From Environmental Leader
“The U.S. Environmental Protection Agency (EPA) and the U.S. Department of Transportation (DOT) have unveiled the first national standards to reduce greenhouse gas (GHG) emissions and improve fuel efficiency of heavy-duty trucks and buses. The new proposed standards are for three categories of heavy trucks: combination tractors, heavy-duty pickups and vans, and vocational vehicles.
“The EPA and DOT sent draft rules to the White House in August.

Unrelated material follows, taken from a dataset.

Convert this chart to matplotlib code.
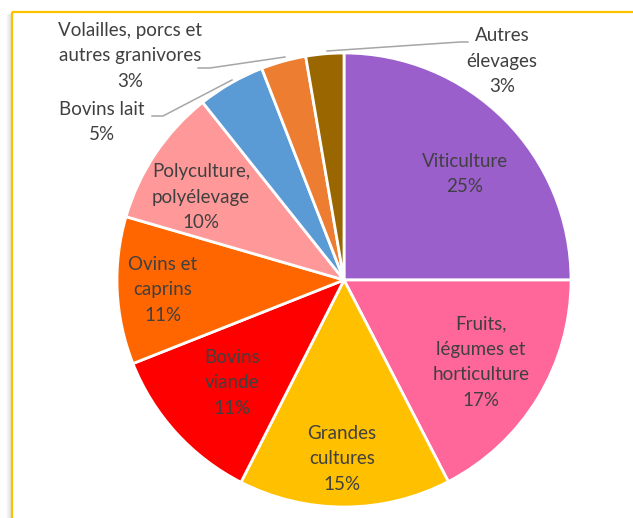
import numpy as np
import matplotlib.pyplot as plt

# Répartition des exploitations par orientation
categories = ["Viticulture", "Fruits,\nlégumes et\nhorticulture", "Grandes\ncultures",
              "Bovins\nviande", "Ovins et\ncaprins", "Polyculture,\npolyélevage",
              "Bovins lait", "Volailles, porcs et\nautres granivores", "Autres\nélevages"]
shares = [25.0, 17.4, 15.1, 11.5, 10.5, 9.8, 4.8, 3.2, 2.7]
pct_labels = ["25%", "17%", "15%", "11%", "11%", "10%", "5%", "3%", "3%"]
colors = ["#9B5FCC", "#FF6699", "#FFC000", "#FF0000", "#FF6600",
          "#FF9999", "#5B9BD5", "#ED7D31", "#996600"]

W, H = 633, 518
fig = plt.figure(figsize=(W / 100, H / 100), dpi=100)
ax = fig.add_axes([0, 0, 1, 1])
ax.set_xlim(0, W)
ax.set_ylim(0, H)
ax.axis("off")

cx, cy, r = 344, H - 280, 227
explode = [0.018] + [0] * 8
wedges, _ = ax.pie(shares, colors=colors, startangle=90, counterclock=False,
                   center=(cx, cy), radius=r, explode=explode,
                   wedgeprops=dict(edgecolor="white", linewidth=2))
ax.set_xlim(0, W)
ax.set_ylim(0, H)
ax.set_aspect("equal")

txt = dict(ha="center", va="center", fontsize=13.5, color="#404040",
           family="Lato", linespacing=1.6)

# label centres (pixel positions, y from top)
label_pos = [(465, 174), (481, 362), (342, 459), (232, 383), (163, 290),
             (201, 197), (102, 122), (130, 56), (502, 61)]
for name, pct, (x, y) in zip(categories, pct_labels, label_pos):
    ax.text(x, H - y, name + "\n" + pct, **txt)

# leader lines
leaders = [
    [(152, 116), (163, 116), (232, 80)],
    [(198, 68), (210, 68), (285, 57)],
    [(327, 51), (460, 42), (468, 42)],
]
for pts in leaders:
    xs = [p[0] for p in pts]
    ys = [H - p[1] for p in pts]
    ax.plot(xs, ys, color="#A6A6A6", lw=1.1)

# frame: shadow + yellow border
for i, a in enumerate(np.linspace(0.02, 0.25, 6)):
    xx = 6 + i
    ax.plot([xx, xx], [0, H - 14], color="gray", alpha=a, lw=0.8)
ax.plot([12, 12], [0, H - 12], color="#FFC000", lw=1.6, solid_capstyle="butt")
ax.plot([12, W], [H - 12, H - 12], color="#FFC000", lw=1.6, solid_capstyle="butt")

fig.savefig("out.png", dpi=100)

“The program, proposed by EPA and DOT’s National Highway Traffic Safety Administration (NHTSA), is projected to reduce GHG emissions by about 250 million metric tons and save 500 million barrels of oil over the lives of the vehicles produced within the program’s first five years.
“For combination tractors, the agencies propose engine and vehicle standards that begin in the 2014 model year and achieve up to a 20 percent reduction in carbon dioxide (CO2) emissions and fuel consumption by 2018 model year.
“For heavy-duty pickup trucks and vans, the proposal calls for separate gasoline and diesel truck standards, which phase in starting with 2014 model year and cut emissions and fuel consumption 10 percent for gasoline vehicles and 15 percent for diesel vehicles by 2018 model year (12 and 17 percent respectively if accounting for air conditioning leakage).
“For vocational vehicles, the agencies propose engine and vehicle standards starting in 2014 model year, which would reduce CO2 emissions and fuel consumption 10 percent by 2018 model year.
“Overall, the heavy-duty national program would provide $41 billion in net benefits over the lifetime of model year 2014 to 2018 vehicles, together with the potential for fuel efficiency gains, ranging from seven to 20 percent.”